Now you know exactly what you computed. The unit of observation is unambiguous: one row per organization. The query is explicit: counting distinct current owners. The aggregation is visible: GROUP BY.

This is reproducible. Reviewers can follow it. Future you can understand it. The procurement confusion doesn’t happen.

The good news: AI understands ERD patterns. Once your data is properly structured, queries become natural language:

Me: How many firms have more than one owner?
AI: SELECT COUNT(*) FROM (
SELECT frame_id FROM owns
WHERE valid_till IS NULL
GROUP BY frame_id HAVING COUNT(*) > 1
);

The AI generates correct SQL because the structure is unambiguous. There’s no confusion about what “firms” means (organizations table), what “owners” means (owns relation), what “current” means (valid_till IS NULL).

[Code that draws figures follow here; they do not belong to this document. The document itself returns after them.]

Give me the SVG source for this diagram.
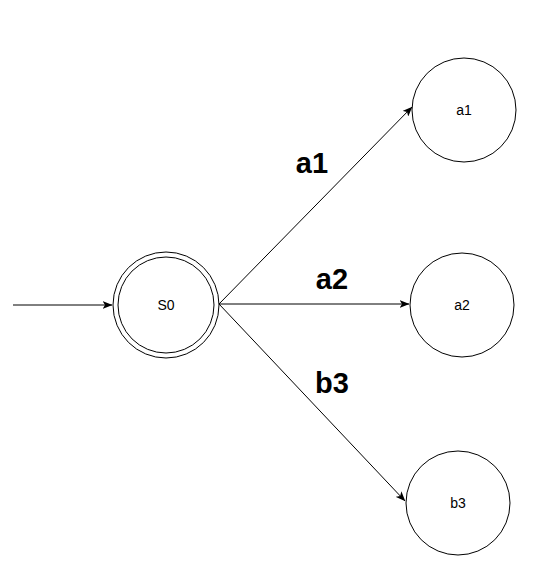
<svg xmlns="http://www.w3.org/2000/svg" width="541" height="578" viewBox="0 0 541 578">
<style>
.node{fill:#fff;stroke:#000;stroke-width:1}
.lbl{font-family:"Liberation Sans",Arial,sans-serif;font-size:14px;fill:#000;text-anchor:middle;dominant-baseline:central}
.big{font-family:"Liberation Sans",Arial,sans-serif;font-size:29px;font-weight:bold;fill:#000;text-anchor:middle}
.edge{stroke:#000;stroke-width:1;fill:none;marker-end:url(#arr)}
</style>
<defs>
<marker id="arr" viewBox="0 0 10 8" refX="9.5" refY="4" markerWidth="10" markerHeight="8" markerUnits="userSpaceOnUse" orient="auto">
<path d="M0,0 L10,4 L0,8 L2.5,4 Z" fill="#000"/>
</marker>
</defs>
<rect width="541" height="578" fill="#fff"/>
<g id="connectors">
<line class="edge" x1="13" y1="305" x2="112" y2="305"/>
<line class="edge" x1="219" y1="304" x2="412" y2="107"/>
<line class="edge" x1="219" y1="304" x2="409" y2="304"/>
<line class="edge" x1="219" y1="304" x2="405" y2="501"/>
<text class="big" x="312" y="173">a1</text>
<text class="big" x="332" y="289">a2</text>
<text class="big" x="332" y="393">b3</text>
</g>
<g id="S0">
<circle class="node" cx="166" cy="305" r="53"/>
<circle class="node" cx="166" cy="305" r="48"/>
<text class="lbl" x="166" y="305">S0</text>
</g>
<g id="a1">
<circle class="node" cx="464" cy="110" r="52"/>
<text class="lbl" x="464" y="110">a1</text>
</g>
<g id="a2">
<circle class="node" cx="462" cy="305" r="52"/>
<text class="lbl" x="462" y="305">a2</text>
</g>
<g id="b3">
<circle class="node" cx="458" cy="503" r="52"/>
<text class="lbl" x="458" y="503">b3</text>
</g>
</svg>
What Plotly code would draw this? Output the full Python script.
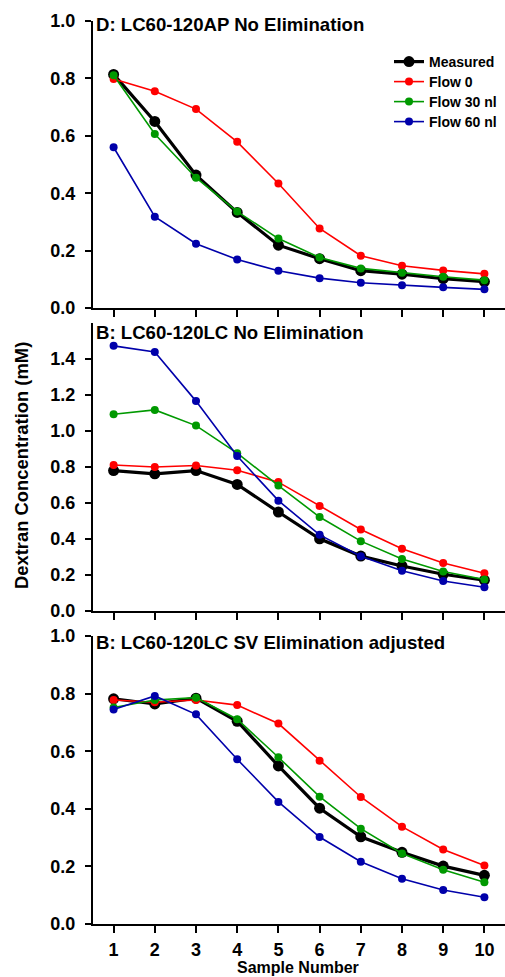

Structure becomes more important with AI, not less. But with AI, the investment in structure pays off faster. You design the schema once, and every subsequent query flows naturally.

AI can’t design your schema for you, though. That requires understanding your domain, your research questions, and these fundamental concepts that economics training skipped.

  1. Read Kimball. “The Data Warehouse Toolkit” is the classic. It’s written for practitioners, not theorists.

  2. Learn SQL properly. JOINs, GROUP BY, window functions. This is the language of structured data.

  3. Practice with DuckDB. It’s fast, modern, and designed for analytical work. Good for datasets from thousands to billions of rows.

  4. Draw your ERD first. Before writing any code. Entity boxes, relation lines, primary keys, foreign keys. Make the structure explicit.

The ideas are 50 years old. They’re still right. We just need to learn them.


Based on a hackathon session at CEU MicroData, February 2026.